Task objective
Skip the images and copy each record exactly as written.

Exercise material
--------------------------------------------------
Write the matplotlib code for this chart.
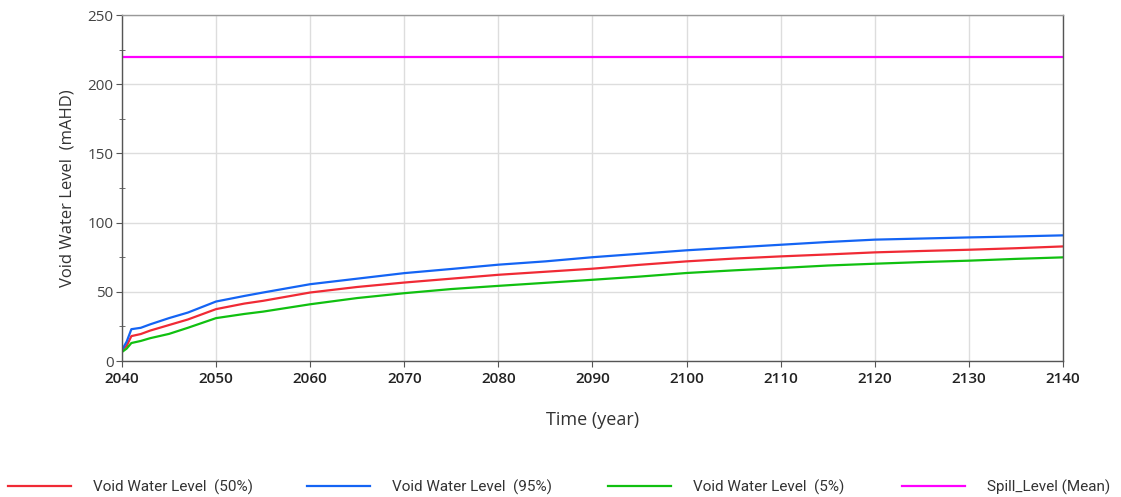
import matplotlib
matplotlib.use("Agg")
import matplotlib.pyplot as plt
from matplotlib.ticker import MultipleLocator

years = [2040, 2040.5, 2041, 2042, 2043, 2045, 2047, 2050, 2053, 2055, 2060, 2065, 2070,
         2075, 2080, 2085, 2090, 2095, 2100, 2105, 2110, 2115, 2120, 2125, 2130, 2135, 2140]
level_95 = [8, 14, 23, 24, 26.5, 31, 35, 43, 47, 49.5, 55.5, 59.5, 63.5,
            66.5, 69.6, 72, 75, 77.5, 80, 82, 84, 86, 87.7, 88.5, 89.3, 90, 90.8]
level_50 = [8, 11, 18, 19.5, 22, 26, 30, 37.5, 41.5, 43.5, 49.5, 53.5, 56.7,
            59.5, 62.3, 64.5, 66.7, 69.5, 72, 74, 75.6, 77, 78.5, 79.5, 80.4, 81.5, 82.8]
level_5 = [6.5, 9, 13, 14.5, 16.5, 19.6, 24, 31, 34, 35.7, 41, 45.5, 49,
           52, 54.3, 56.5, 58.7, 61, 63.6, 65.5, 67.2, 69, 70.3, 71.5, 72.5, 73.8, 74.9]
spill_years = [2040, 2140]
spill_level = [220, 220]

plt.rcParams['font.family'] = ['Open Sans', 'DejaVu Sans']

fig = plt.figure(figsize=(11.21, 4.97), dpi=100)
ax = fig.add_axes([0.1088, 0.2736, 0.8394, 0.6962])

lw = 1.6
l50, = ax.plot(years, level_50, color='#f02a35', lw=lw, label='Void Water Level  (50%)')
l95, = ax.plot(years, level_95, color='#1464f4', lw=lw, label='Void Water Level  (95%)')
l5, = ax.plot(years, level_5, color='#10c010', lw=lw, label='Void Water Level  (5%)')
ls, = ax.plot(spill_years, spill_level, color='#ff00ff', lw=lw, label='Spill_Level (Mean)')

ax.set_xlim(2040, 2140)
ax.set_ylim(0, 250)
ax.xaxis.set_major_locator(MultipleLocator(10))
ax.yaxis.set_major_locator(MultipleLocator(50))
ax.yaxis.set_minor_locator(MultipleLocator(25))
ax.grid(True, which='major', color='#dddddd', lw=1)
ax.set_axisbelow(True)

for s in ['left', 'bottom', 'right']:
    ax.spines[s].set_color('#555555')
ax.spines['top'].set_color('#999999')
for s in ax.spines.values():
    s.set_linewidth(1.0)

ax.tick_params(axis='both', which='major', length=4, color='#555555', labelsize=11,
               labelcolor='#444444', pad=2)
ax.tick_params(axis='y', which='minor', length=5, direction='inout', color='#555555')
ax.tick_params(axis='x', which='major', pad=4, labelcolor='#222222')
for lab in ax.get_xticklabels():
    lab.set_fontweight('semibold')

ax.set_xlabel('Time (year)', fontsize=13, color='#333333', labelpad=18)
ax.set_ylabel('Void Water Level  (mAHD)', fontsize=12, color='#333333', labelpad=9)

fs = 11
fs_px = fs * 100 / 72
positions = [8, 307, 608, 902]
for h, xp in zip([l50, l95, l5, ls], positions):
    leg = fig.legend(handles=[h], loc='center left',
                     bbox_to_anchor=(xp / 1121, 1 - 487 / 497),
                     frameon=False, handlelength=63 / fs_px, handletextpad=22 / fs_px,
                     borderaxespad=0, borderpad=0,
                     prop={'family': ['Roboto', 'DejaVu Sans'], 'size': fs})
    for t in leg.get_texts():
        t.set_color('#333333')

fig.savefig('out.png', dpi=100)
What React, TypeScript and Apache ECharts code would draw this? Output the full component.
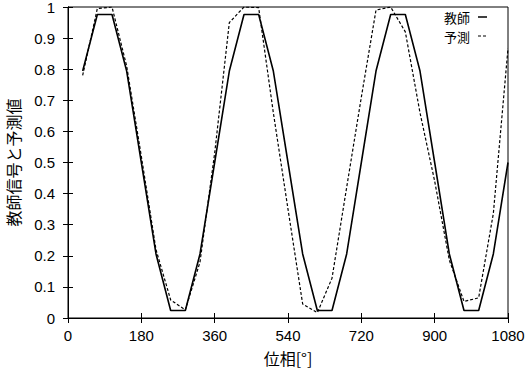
--------------------------------------------------
Response to the exercise
Write the matplotlib code for this chart.
import matplotlib
matplotlib.use("Agg")
import matplotlib.pyplot as plt
from matplotlib.ticker import MultipleLocator

years = [2040, 2040.5, 2041, 2042, 2043, 2045, 2047, 2050, 2053, 2055, 2060, 2065, 2070,
         2075, 2080, 2085, 2090, 2095, 2100, 2105, 2110, 2115, 2120, 2125, 2130, 2135, 2140]
level_95 = [8, 14, 23, 24, 26.5, 31, 35, 43, 47, 49.5, 55.5, 59.5, 63.5,
            66.5, 69.6, 72, 75, 77.5, 80, 82, 84, 86, 87.7, 88.5, 89.3, 90, 90.8]
level_50 = [8, 11, 18, 19.5, 22, 26, 30, 37.5, 41.5, 43.5, 49.5, 53.5, 56.7,
            59.5, 62.3, 64.5, 66.7, 69.5, 72, 74, 75.6, 77, 78.5, 79.5, 80.4, 81.5, 82.8]
level_5 = [6.5, 9, 13, 14.5, 16.5, 19.6, 24, 31, 34, 35.7, 41, 45.5, 49,
           52, 54.3, 56.5, 58.7, 61, 63.6, 65.5, 67.2, 69, 70.3, 71.5, 72.5, 73.8, 74.9]
spill_years = [2040, 2140]
spill_level = [220, 220]

plt.rcParams['font.family'] = ['Open Sans', 'DejaVu Sans']

fig = plt.figure(figsize=(11.21, 4.97), dpi=100)
ax = fig.add_axes([0.1088, 0.2736, 0.8394, 0.6962])

lw = 1.6
l50, = ax.plot(years, level_50, color='#f02a35', lw=lw, label='Void Water Level  (50%)')
l95, = ax.plot(years, level_95, color='#1464f4', lw=lw, label='Void Water Level  (95%)')
l5, = ax.plot(years, level_5, color='#10c010', lw=lw, label='Void Water Level  (5%)')
ls, = ax.plot(spill_years, spill_level, color='#ff00ff', lw=lw, label='Spill_Level (Mean)')

ax.set_xlim(2040, 2140)
ax.set_ylim(0, 250)
ax.xaxis.set_major_locator(MultipleLocator(10))
ax.yaxis.set_major_locator(MultipleLocator(50))
ax.yaxis.set_minor_locator(MultipleLocator(25))
ax.grid(True, which='major', color='#dddddd', lw=1)
ax.set_axisbelow(True)

for s in ['left', 'bottom', 'right']:
    ax.spines[s].set_color('#555555')
ax.spines['top'].set_color('#999999')
for s in ax.spines.values():
    s.set_linewidth(1.0)

ax.tick_params(axis='both', which='major', length=4, color='#555555', labelsize=11,
               labelcolor='#444444', pad=2)
ax.tick_params(axis='y', which='minor', length=5, direction='inout', color='#555555')
ax.tick_params(axis='x', which='major', pad=4, labelcolor='#222222')
for lab in ax.get_xticklabels():
    lab.set_fontweight('semibold')

ax.set_xlabel('Time (year)', fontsize=13, color='#333333', labelpad=18)
ax.set_ylabel('Void Water Level  (mAHD)', fontsize=12, color='#333333', labelpad=9)

fs = 11
fs_px = fs * 100 / 72
positions = [8, 307, 608, 902]
for h, xp in zip([l50, l95, l5, ls], positions):
    leg = fig.legend(handles=[h], loc='center left',
                     bbox_to_anchor=(xp / 1121, 1 - 487 / 497),
                     frameon=False, handlelength=63 / fs_px, handletextpad=22 / fs_px,
                     borderaxespad=0, borderpad=0,
                     prop={'family': ['Roboto', 'DejaVu Sans'], 'size': fs})
    for t in leg.get_texts():
        t.set_color('#333333')

fig.savefig('out.png', dpi=100)
What React, TypeScript and Apache ECharts code would draw this? Output the full component.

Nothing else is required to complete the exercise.